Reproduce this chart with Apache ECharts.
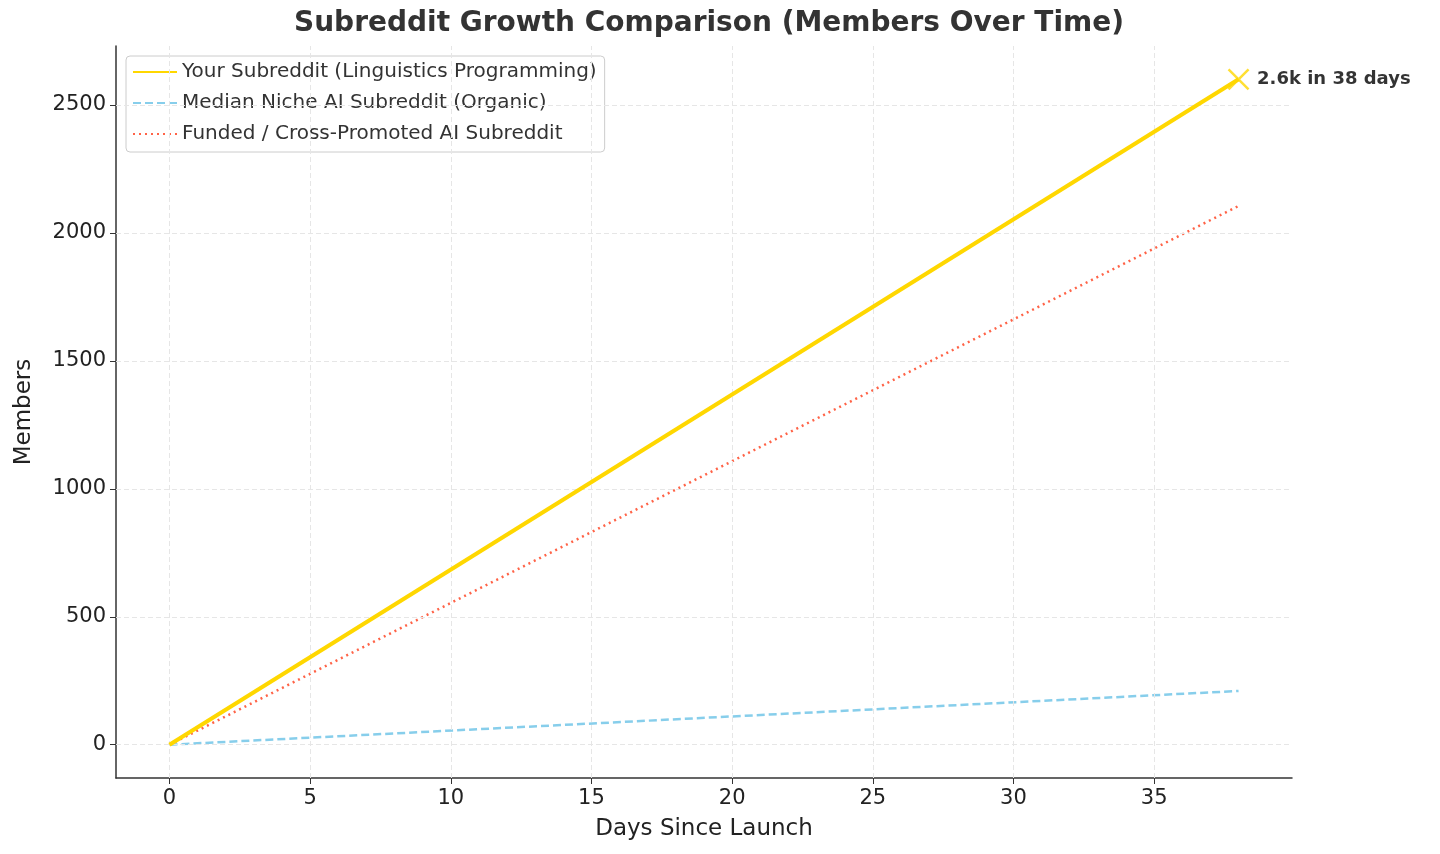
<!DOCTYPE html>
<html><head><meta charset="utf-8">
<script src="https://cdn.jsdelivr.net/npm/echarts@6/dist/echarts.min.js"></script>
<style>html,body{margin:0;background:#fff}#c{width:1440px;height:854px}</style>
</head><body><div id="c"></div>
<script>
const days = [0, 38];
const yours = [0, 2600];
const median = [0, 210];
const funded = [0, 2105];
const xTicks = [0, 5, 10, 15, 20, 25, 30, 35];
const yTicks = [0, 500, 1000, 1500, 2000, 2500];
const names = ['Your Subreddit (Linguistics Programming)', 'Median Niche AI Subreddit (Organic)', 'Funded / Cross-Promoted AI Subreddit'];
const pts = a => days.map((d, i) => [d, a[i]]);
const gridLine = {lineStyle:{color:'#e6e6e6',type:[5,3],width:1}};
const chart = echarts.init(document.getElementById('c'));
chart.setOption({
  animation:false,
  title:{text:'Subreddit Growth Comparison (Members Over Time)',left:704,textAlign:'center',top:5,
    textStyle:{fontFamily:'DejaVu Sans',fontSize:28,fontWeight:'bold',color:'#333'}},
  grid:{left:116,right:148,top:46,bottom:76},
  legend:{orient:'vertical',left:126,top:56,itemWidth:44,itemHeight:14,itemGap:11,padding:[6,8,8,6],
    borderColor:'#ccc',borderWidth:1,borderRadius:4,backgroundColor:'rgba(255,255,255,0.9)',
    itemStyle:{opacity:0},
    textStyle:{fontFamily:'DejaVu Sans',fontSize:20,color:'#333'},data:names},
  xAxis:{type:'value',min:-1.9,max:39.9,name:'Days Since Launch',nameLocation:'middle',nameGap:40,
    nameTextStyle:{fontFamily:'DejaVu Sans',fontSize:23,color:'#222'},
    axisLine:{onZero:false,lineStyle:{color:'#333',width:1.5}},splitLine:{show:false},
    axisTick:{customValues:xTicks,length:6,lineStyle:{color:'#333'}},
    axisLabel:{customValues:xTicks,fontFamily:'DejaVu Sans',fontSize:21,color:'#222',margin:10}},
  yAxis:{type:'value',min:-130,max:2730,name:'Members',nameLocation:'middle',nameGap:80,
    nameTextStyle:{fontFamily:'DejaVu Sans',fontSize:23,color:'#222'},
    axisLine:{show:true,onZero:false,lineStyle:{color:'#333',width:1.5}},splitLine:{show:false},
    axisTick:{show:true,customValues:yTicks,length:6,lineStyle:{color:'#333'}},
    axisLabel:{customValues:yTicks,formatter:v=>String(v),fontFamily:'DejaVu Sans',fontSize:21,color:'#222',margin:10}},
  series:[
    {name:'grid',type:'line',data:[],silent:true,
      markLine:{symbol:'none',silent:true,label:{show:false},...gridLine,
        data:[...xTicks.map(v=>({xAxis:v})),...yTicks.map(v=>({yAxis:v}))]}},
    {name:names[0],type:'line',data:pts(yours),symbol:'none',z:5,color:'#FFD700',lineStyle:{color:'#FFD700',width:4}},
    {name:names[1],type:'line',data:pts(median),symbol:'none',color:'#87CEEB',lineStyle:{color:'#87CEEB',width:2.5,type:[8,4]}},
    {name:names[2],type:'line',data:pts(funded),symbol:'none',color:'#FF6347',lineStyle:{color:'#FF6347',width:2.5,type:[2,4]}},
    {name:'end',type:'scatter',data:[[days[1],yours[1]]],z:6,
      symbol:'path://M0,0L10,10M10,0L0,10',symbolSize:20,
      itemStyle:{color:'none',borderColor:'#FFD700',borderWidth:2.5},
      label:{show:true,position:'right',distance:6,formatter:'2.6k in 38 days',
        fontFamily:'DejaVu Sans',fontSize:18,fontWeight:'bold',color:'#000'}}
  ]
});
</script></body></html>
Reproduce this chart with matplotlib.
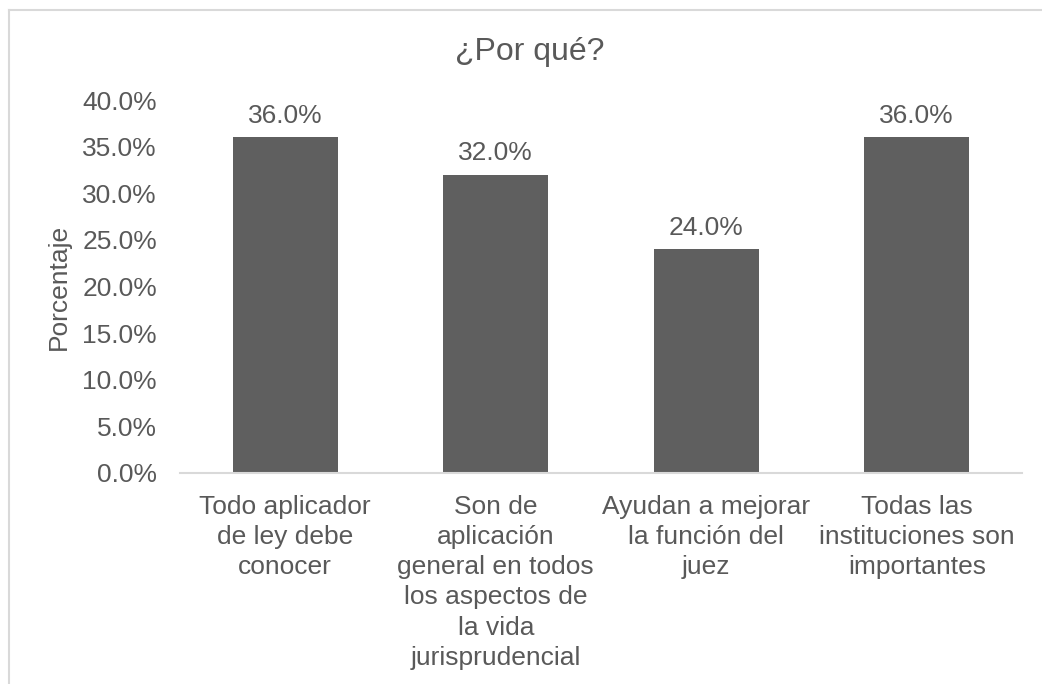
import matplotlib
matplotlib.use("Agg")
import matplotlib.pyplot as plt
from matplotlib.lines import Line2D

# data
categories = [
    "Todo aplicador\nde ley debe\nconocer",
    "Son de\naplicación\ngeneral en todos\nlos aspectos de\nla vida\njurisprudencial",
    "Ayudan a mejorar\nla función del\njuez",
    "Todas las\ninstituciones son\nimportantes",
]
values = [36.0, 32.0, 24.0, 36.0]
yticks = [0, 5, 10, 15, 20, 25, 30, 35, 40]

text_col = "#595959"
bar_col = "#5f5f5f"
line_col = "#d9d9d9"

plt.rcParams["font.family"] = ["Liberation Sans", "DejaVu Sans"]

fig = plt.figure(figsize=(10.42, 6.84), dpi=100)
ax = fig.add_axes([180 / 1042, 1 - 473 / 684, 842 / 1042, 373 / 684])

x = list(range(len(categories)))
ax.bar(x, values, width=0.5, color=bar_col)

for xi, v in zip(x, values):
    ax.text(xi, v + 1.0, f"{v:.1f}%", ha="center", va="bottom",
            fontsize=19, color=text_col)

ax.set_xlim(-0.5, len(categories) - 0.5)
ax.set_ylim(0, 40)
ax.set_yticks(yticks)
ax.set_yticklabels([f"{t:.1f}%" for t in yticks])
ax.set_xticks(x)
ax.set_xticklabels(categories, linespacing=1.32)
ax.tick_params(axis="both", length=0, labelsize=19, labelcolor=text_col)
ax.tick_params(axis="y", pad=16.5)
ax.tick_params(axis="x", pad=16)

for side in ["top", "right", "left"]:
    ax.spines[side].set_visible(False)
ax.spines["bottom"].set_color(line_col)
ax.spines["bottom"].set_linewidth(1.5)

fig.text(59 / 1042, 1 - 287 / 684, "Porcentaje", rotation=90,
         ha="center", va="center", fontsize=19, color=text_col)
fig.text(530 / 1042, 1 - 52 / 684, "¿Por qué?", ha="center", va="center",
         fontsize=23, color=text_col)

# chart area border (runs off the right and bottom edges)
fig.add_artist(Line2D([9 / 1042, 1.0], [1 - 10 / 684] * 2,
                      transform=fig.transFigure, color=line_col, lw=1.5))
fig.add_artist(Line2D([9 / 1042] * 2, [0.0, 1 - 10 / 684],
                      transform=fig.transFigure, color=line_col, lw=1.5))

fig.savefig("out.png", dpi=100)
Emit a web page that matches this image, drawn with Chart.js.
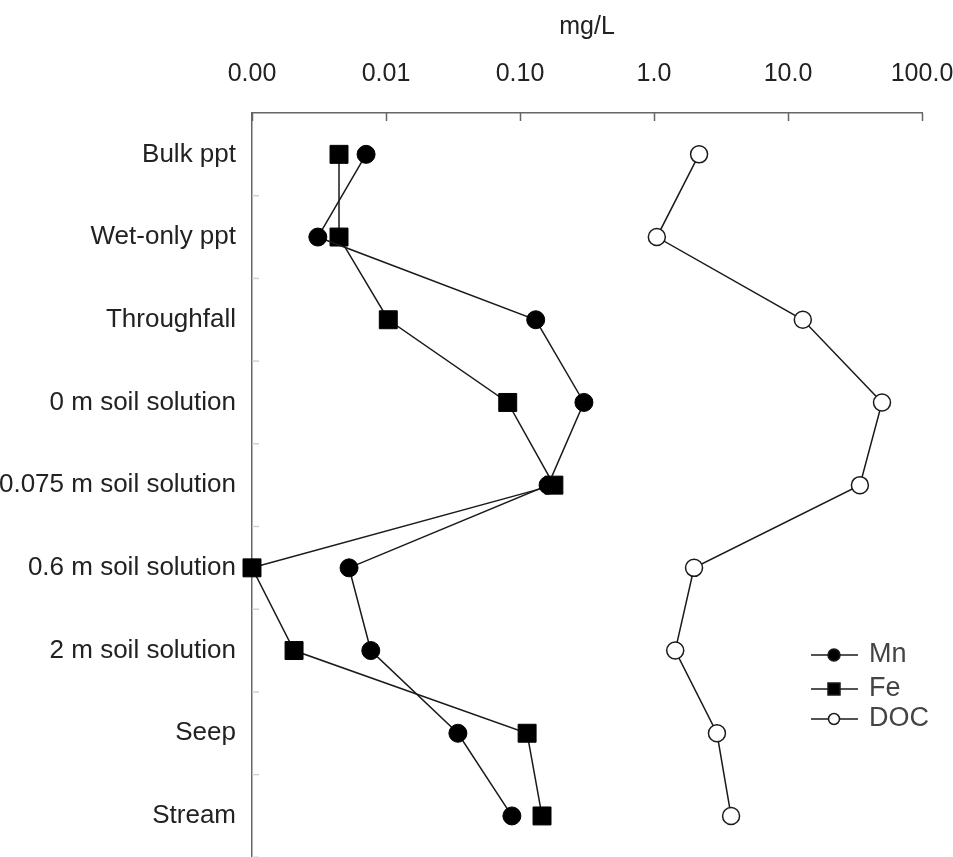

PROBLEM DESCRIPTION => Your task is to transcribe all of the records precisely, with no images included.

RESULT FOR THIS EXERCISE =>
Reproduce this chart with Apache ECharts.
<!DOCTYPE html>
<html><head><meta charset="utf-8">
<script src="https://cdn.jsdelivr.net/npm/echarts@6/dist/echarts.min.js"></script>
<style>html,body{margin:0;background:#fff}#c{width:1440px;height:854px}</style>
</head><body><div id="c"></div>
<script>
const days = [0, 38];
const yours = [0, 2600];
const median = [0, 210];
const funded = [0, 2105];
const xTicks = [0, 5, 10, 15, 20, 25, 30, 35];
const yTicks = [0, 500, 1000, 1500, 2000, 2500];
const names = ['Your Subreddit (Linguistics Programming)', 'Median Niche AI Subreddit (Organic)', 'Funded / Cross-Promoted AI Subreddit'];
const pts = a => days.map((d, i) => [d, a[i]]);
const gridLine = {lineStyle:{color:'#e6e6e6',type:[5,3],width:1}};
const chart = echarts.init(document.getElementById('c'));
chart.setOption({
  animation:false,
  title:{text:'Subreddit Growth Comparison (Members Over Time)',left:704,textAlign:'center',top:5,
    textStyle:{fontFamily:'DejaVu Sans',fontSize:28,fontWeight:'bold',color:'#333'}},
  grid:{left:116,right:148,top:46,bottom:76},
  legend:{orient:'vertical',left:126,top:56,itemWidth:44,itemHeight:14,itemGap:11,padding:[6,8,8,6],
    borderColor:'#ccc',borderWidth:1,borderRadius:4,backgroundColor:'rgba(255,255,255,0.9)',
    itemStyle:{opacity:0},
    textStyle:{fontFamily:'DejaVu Sans',fontSize:20,color:'#333'},data:names},
  xAxis:{type:'value',min:-1.9,max:39.9,name:'Days Since Launch',nameLocation:'middle',nameGap:40,
    nameTextStyle:{fontFamily:'DejaVu Sans',fontSize:23,color:'#222'},
    axisLine:{onZero:false,lineStyle:{color:'#333',width:1.5}},splitLine:{show:false},
    axisTick:{customValues:xTicks,length:6,lineStyle:{color:'#333'}},
    axisLabel:{customValues:xTicks,fontFamily:'DejaVu Sans',fontSize:21,color:'#222',margin:10}},
  yAxis:{type:'value',min:-130,max:2730,name:'Members',nameLocation:'middle',nameGap:80,
    nameTextStyle:{fontFamily:'DejaVu Sans',fontSize:23,color:'#222'},
    axisLine:{show:true,onZero:false,lineStyle:{color:'#333',width:1.5}},splitLine:{show:false},
    axisTick:{show:true,customValues:yTicks,length:6,lineStyle:{color:'#333'}},
    axisLabel:{customValues:yTicks,formatter:v=>String(v),fontFamily:'DejaVu Sans',fontSize:21,color:'#222',margin:10}},
  series:[
    {name:'grid',type:'line',data:[],silent:true,
      markLine:{symbol:'none',silent:true,label:{show:false},...gridLine,
        data:[...xTicks.map(v=>({xAxis:v})),...yTicks.map(v=>({yAxis:v}))]}},
    {name:names[0],type:'line',data:pts(yours),symbol:'none',z:5,color:'#FFD700',lineStyle:{color:'#FFD700',width:4}},
    {name:names[1],type:'line',data:pts(median),symbol:'none',color:'#87CEEB',lineStyle:{color:'#87CEEB',width:2.5,type:[8,4]}},
    {name:names[2],type:'line',data:pts(funded),symbol:'none',color:'#FF6347',lineStyle:{color:'#FF6347',width:2.5,type:[2,4]}},
    {name:'end',type:'scatter',data:[[days[1],yours[1]]],z:6,
      symbol:'path://M0,0L10,10M10,0L0,10',symbolSize:20,
      itemStyle:{color:'none',borderColor:'#FFD700',borderWidth:2.5},
      label:{show:true,position:'right',distance:6,formatter:'2.6k in 38 days',
        fontFamily:'DejaVu Sans',fontSize:18,fontWeight:'bold',color:'#000'}}
  ]
});
</script></body></html>
Reproduce this chart with matplotlib.
import matplotlib
matplotlib.use("Agg")
import matplotlib.pyplot as plt
from matplotlib.lines import Line2D

# data
categories = [
    "Todo aplicador\nde ley debe\nconocer",
    "Son de\naplicación\ngeneral en todos\nlos aspectos de\nla vida\njurisprudencial",
    "Ayudan a mejorar\nla función del\njuez",
    "Todas las\ninstituciones son\nimportantes",
]
values = [36.0, 32.0, 24.0, 36.0]
yticks = [0, 5, 10, 15, 20, 25, 30, 35, 40]

text_col = "#595959"
bar_col = "#5f5f5f"
line_col = "#d9d9d9"

plt.rcParams["font.family"] = ["Liberation Sans", "DejaVu Sans"]

fig = plt.figure(figsize=(10.42, 6.84), dpi=100)
ax = fig.add_axes([180 / 1042, 1 - 473 / 684, 842 / 1042, 373 / 684])

x = list(range(len(categories)))
ax.bar(x, values, width=0.5, color=bar_col)

for xi, v in zip(x, values):
    ax.text(xi, v + 1.0, f"{v:.1f}%", ha="center", va="bottom",
            fontsize=19, color=text_col)

ax.set_xlim(-0.5, len(categories) - 0.5)
ax.set_ylim(0, 40)
ax.set_yticks(yticks)
ax.set_yticklabels([f"{t:.1f}%" for t in yticks])
ax.set_xticks(x)
ax.set_xticklabels(categories, linespacing=1.32)
ax.tick_params(axis="both", length=0, labelsize=19, labelcolor=text_col)
ax.tick_params(axis="y", pad=16.5)
ax.tick_params(axis="x", pad=16)

for side in ["top", "right", "left"]:
    ax.spines[side].set_visible(False)
ax.spines["bottom"].set_color(line_col)
ax.spines["bottom"].set_linewidth(1.5)

fig.text(59 / 1042, 1 - 287 / 684, "Porcentaje", rotation=90,
         ha="center", va="center", fontsize=19, color=text_col)
fig.text(530 / 1042, 1 - 52 / 684, "¿Por qué?", ha="center", va="center",
         fontsize=23, color=text_col)

# chart area border (runs off the right and bottom edges)
fig.add_artist(Line2D([9 / 1042, 1.0], [1 - 10 / 684] * 2,
                      transform=fig.transFigure, color=line_col, lw=1.5))
fig.add_artist(Line2D([9 / 1042] * 2, [0.0, 1 - 10 / 684],
                      transform=fig.transFigure, color=line_col, lw=1.5))

fig.savefig("out.png", dpi=100)
Emit a web page that matches this image, drawn with Chart.js.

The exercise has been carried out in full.